Vivienne Westwood is due to pay HM Revenue & Customs for owed £350,000 taxes for selling clothing outside of agreed markets. According to the Telegraph, the oversight has led to her UK company paying a £3m exceptional payment to its Luxembourg-based parent that has had the effect of reducing the UK firm's corporation tax liabilities for 2010 by £840,000.
Famed for her towering heels and punk aesthetic, Ms Westwood's UK business sold the rights to her trademarks to Luxembourg- based Latimo, which she controls, for £840,000 in 2002.
However, the taxman examined the deal and argued that Ms Westwood had been doing herself a disservice.
After a negotiation, the two sides ultimately agreed that her trademarks were worth more than double that amount. The £2m valuation triggered an additional tax bill of £348,463 plus interest of £144,112, which fell due in 2009.

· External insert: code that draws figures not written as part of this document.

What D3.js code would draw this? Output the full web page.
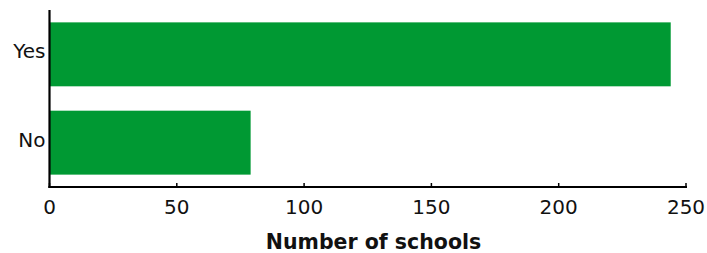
<!DOCTYPE html>
<html><head><meta charset="utf-8">
<script src="https://cdn.jsdelivr.net/npm/d3@7"></script>
<style>body{margin:0;background:#fff;}svg{display:block;font-family:"DejaVu Sans",sans-serif;}</style>
</head><body>
<svg id="c" width="707" height="253"></svg>
<script>
const categories = ["Yes", "No"];
const values = [244, 79];
const xTicks = [0, 50, 100, 150, 200, 250];
const xTitle = "Number of schools";

const svg = d3.select("#c");
const x = d3.scaleLinear().domain([0, 250]).range([49.5, 686]);
const y = d3.scaleBand().domain(categories).range([10, 187]).paddingInner(0.276).paddingOuter(0.14);

svg.selectAll("rect.bar").data(categories).enter().append("rect")
  .attr("class", "bar")
  .attr("x", x(0))
  .attr("y", d => y(d))
  .attr("width", (d, i) => x(values[i]) - x(0))
  .attr("height", y.bandwidth())
  .attr("fill", "#009933");

// y axis line
svg.append("line").attr("x1", x(0)).attr("x2", x(0)).attr("y1", 10).attr("y2", 188)
  .attr("stroke", "#000").attr("stroke-width", 2.2);
// x axis line
svg.append("line").attr("x1", x(0) - 1.1).attr("x2", x(250) + 1).attr("y1", 187).attr("y2", 187)
  .attr("stroke", "#000").attr("stroke-width", 2.2);

// x ticks
svg.selectAll("line.xt").data(xTicks).enter().append("line")
  .attr("class", "xt")
  .attr("x1", d => x(d)).attr("x2", d => x(d))
  .attr("y1", 183).attr("y2", 187)
  .attr("stroke", "#000").attr("stroke-width", 1.5);
svg.selectAll("text.xl").data(xTicks).enter().append("text")
  .attr("class", "xl")
  .attr("x", d => x(d)).attr("y", 214)
  .attr("text-anchor", "middle")
  .attr("font-size", 20)
  .attr("fill", "#111")
  .text(d => d);

// y labels
svg.selectAll("text.yl").data(categories).enter().append("text")
  .attr("class", "yl")
  .attr("x", x(0) - 4)
  .attr("y", d => y(d) + y.bandwidth() / 2 + 4)
  .attr("text-anchor", "end")
  .attr("font-size", 20)
  .attr("fill", "#111")
  .text(d => d);

svg.append("text")
  .attr("x", 373.5).attr("y", 249)
  .attr("text-anchor", "middle")
  .attr("font-size", 20.5)
  .attr("font-weight", "bold")
  .attr("fill", "#111")
  .text(xTitle);
</script>
</body></html>
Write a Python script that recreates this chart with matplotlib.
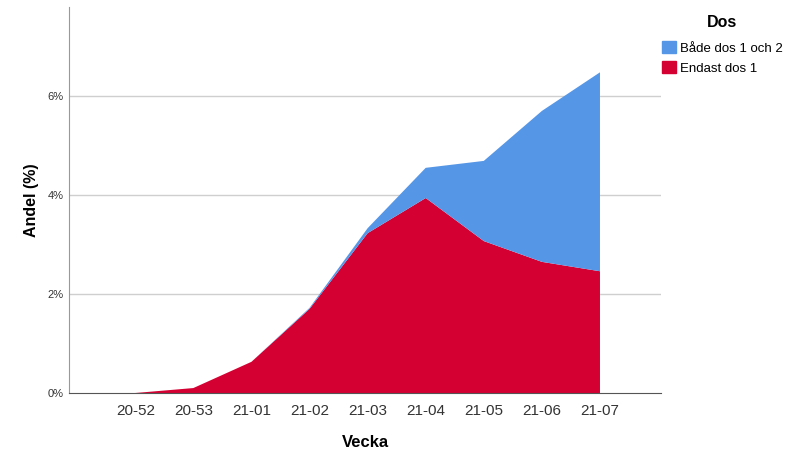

Vivienne Westwood Italy's legal and corporate affairs director, Giorgio Ravasio, said the original 2002 licensing deal only allowed Vivienne Westwood Limited (VWL) to sell its trademarked wares to Japan. He said the trademarks had been independently valued and that profits from the trademarks had subsequently "exceeded expectations".
Mr Ravasio added that the license arrangement with Latimo had come up for renewal in 2010 and this was when the discrepancy with Westwood's UK sales had been spotted.
"It was recognized that VWL had in fact, also been selling certain trademarked collections in the UK and elsewhere," he said. "This was retrospectively rectified; an agreed sum of £3m to be paid to Latimo."
Mr Ravasio added: "There was no link between the payment to HMRC and the payment to Latimo."
Vivienne Westwood Limited made sales of £23.8m and employed 160 people across its design, production, retail and marketing operations at the end of 2010, with the highest paid director receiving £708,161 in pay and bonuses.
Westwood's acclaimed collections include Anglomania, and this autumn's Red Label, with its focus on 'Britishness'.